“The National Health Service (SNS), evidently, has management problems, resource issues, and issues of autonomy,” stated Rui Tavares at the end of a visit to the Local Health Unit of Vila Nova de Gaia/Espinho, located in the Porto district, where he elected his first deputy in the last legislative elections.
However, after consulting healthcare professionals and administrators, the leader of Livre is convinced that these problems “can be treated and cured.”
He emphasized that the area has solutions, regretting that there is already an ongoing privatization of the SNS, which is often “disguised and partial.”
While acknowledging that private entities have their place, Rui Tavares stressed that their role should be complementary, as stated in the Health Basic Law, and for this to happen, private entities must also have the same obligations as the public sector.
“Because sometimes a private entity announces certain types of services for which it does not have the same obligations, the same standards, does not have to have the same anesthetists, the same nurses, or they do not have them during procedures where the SNS would, and therefore, sometimes, it is even engaging in some misleading advertising,” he emphasized.
He reiterated this point: “When things get serious, we already know that private entities end up sending patients to the SNS. Therefore, this playing field needs to be equalized.”

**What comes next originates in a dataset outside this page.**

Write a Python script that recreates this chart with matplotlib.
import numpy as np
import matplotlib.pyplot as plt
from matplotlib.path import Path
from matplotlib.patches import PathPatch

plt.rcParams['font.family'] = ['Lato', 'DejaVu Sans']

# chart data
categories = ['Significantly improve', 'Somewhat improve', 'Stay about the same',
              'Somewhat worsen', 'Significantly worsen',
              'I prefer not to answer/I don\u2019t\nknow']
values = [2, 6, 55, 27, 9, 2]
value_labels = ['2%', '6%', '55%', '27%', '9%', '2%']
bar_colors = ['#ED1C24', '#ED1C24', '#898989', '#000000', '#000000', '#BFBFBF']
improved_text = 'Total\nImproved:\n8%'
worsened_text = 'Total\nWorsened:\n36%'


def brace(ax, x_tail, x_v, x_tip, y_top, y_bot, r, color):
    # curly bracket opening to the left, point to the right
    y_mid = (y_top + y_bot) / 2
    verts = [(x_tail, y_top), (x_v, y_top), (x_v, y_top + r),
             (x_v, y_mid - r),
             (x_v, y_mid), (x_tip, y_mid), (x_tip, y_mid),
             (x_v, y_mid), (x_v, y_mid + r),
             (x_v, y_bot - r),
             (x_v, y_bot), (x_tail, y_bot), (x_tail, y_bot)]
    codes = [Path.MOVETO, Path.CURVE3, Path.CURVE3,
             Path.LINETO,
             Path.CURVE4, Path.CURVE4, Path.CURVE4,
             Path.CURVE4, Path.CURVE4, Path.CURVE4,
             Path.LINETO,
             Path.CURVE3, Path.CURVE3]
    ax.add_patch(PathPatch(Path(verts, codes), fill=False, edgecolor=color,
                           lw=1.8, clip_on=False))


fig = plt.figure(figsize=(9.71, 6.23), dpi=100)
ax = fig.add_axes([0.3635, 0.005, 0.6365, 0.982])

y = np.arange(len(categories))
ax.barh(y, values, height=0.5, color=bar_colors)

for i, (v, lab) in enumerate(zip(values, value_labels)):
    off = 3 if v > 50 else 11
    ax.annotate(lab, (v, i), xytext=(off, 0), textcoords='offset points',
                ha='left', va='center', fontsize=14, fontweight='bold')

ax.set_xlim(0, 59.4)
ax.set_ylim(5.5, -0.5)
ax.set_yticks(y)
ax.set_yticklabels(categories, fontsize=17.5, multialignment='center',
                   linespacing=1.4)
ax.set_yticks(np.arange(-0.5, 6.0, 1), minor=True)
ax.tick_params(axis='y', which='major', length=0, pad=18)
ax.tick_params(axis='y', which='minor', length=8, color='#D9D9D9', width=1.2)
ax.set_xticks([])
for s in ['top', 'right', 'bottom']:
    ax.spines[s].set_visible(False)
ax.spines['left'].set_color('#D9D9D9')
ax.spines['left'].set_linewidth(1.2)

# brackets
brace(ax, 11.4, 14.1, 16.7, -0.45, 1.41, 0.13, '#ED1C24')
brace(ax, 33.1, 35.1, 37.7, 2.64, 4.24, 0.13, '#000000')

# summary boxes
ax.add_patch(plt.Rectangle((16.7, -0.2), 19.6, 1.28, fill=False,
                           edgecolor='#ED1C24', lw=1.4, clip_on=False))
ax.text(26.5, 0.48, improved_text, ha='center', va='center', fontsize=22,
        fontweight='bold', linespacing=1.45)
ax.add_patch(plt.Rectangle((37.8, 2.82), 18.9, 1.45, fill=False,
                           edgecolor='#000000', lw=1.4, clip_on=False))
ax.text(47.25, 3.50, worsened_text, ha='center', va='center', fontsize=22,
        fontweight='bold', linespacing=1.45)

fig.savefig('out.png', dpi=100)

In his view, this is a measure that does not cost money, requiring only the political courage that, so far, neither PS nor PSD have shown.
Beyond this issue, Rui Tavares advocated for the return of professionals to the SNS, particularly those who went abroad, through the Regressar Saúde program.

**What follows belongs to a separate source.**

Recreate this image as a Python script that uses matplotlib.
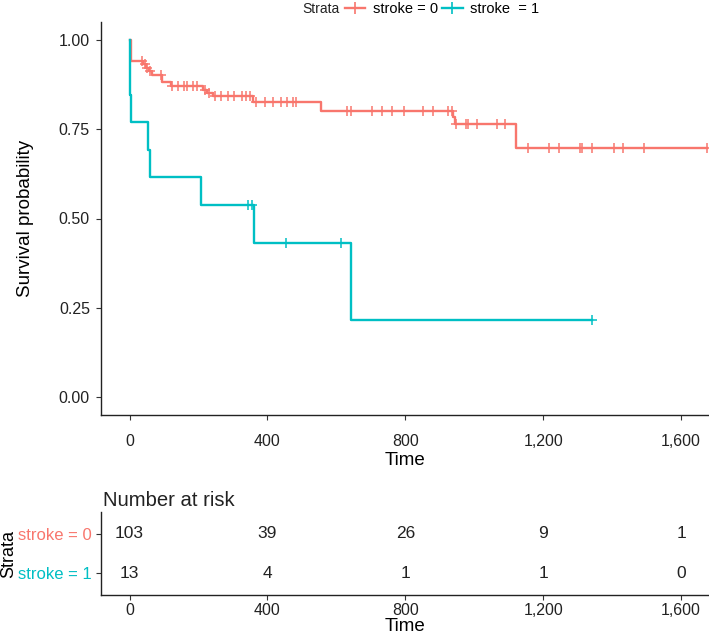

To attract these professionals back, it is necessary, he believes, to offer them more time for research, training, and family life.
“It is not a measure that people say requires money; it is essentially about treating human resources well because they are the center of health policies,” he emphasized.
Rui Tavares also warned that there is, at times, “an often excessively alarmist discourse about the SNS from those who want to dismantle it and shift to systems where, in reality, private entities end up dominating, but also, often, from those who wish to defend the SNS but inflate an alarmist discourse about it.”